When I look over my “ The Loss Of My Sister’ essay I wrote it makes me proud of myself to know I was that strong to write about such a close topic to me and my family. I always wanted to write the story of my sister but I never had an opportunity to. I always kept quite about the situation I went through because I did not want the sorrow and pity from others. When ever I did tell someone that I have a dead sister, they would respond “ I don’t know what to say other than I'm sorry” it makes me feel awkward because I don’t know if I say thank you or it’s okay? Since I wrote about what happened I decided I’d write about how it is now without her.
When I was younger I thought my sister was always going to be there. I never thought she would die so young. She died when I was in 5th grade so I was around 10 or 11 years old. We had our fights and now I wish more then anything that she was here. She missed my first homecoming, my graduation and many other important dates in my life and there is still more she will miss. Now that I'm the only child in my household, it’s terrible because I have strict parents. I know if she was still here many things would be different.

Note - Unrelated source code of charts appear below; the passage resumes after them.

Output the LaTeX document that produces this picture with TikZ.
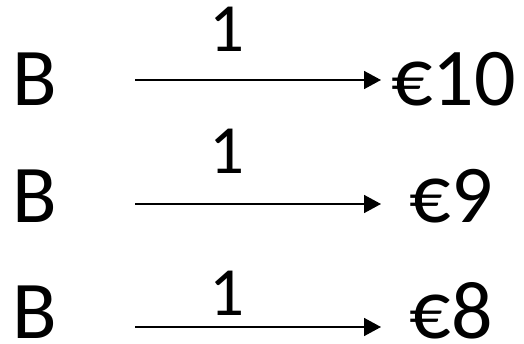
\documentclass[tikz,border=0pt]{standalone}
\usepackage{fontspec}
\setmainfont{Carlito}
\usetikzlibrary{arrows.meta}
\begin{document}
\begin{tikzpicture}[x=1pt,y=1pt,
  big/.style={font=\fontsize{82}{96}\selectfont, inner sep=0pt, anchor=base},
  lab/.style={font=\fontsize{69}{80}\selectfont, inner sep=0pt, anchor=base},
  arr/.style={line width=1.6pt, -{Triangle[length=17pt,width=18pt]}}]
\useasboundingbox (0,0) rectangle (524,-344);
% row 1
\node[big] (b1) at (35,-106) {B};
\node[big] (e1) at (453.5,-106) {€10};
\node[lab] (l1) at (226.5,-52) {1};
\coordinate (s1) at (135,-80);
\coordinate (t1) at (381,-80);
\draw[arr] (s1) -- (t1);
% row 2
\node[big] (b2) at (35,-223) {B};
\node[big] (e2) at (451,-223) {€9};
\node[lab] (l2) at (226.5,-174) {1};
\coordinate (s2) at (135,-204);
\coordinate (t2) at (381,-204);
\draw[arr] (s2) -- (t2);
% row 3
\node[big] (b3) at (35,-338) {B};
\node[big] (e3) at (451,-338) {€8};
\node[lab] (l3) at (226.5,-315) {1};
\coordinate (s3) at (135,-327);
\coordinate (t3) at (381,-327);
\draw[arr] (s3) -- (t3);
\end{tikzpicture}
\end{document}
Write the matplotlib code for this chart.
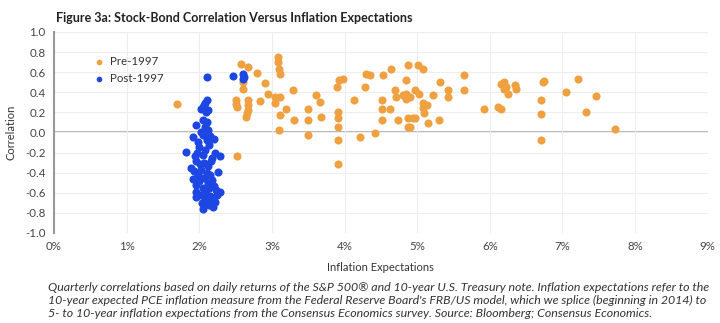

One of the things that would be different is my parents. They would be different by not worrying about me as much. They worry about where I am and if I'm safe just like any other parent would for their child. They worry if I’ll get caught up in drugs and alcohol or a bad crowd of friend. I know more then anything my dad worries that I will drop school just like she did and run off and get married. They worry the most about me losing it meaning me finally realizing that she’s gone and that I might do something I’ll regret. Mainly they worry about losing me in anyway.
Another thing that would be different is the way people treat my parents and I. People treat us like we are some aliens. By saying that meaning they assume that if they even mention my sisters name that my parents will start crying or get mad. That is the main thing that I hate more anything about this situation because death is normal. People will always ask,...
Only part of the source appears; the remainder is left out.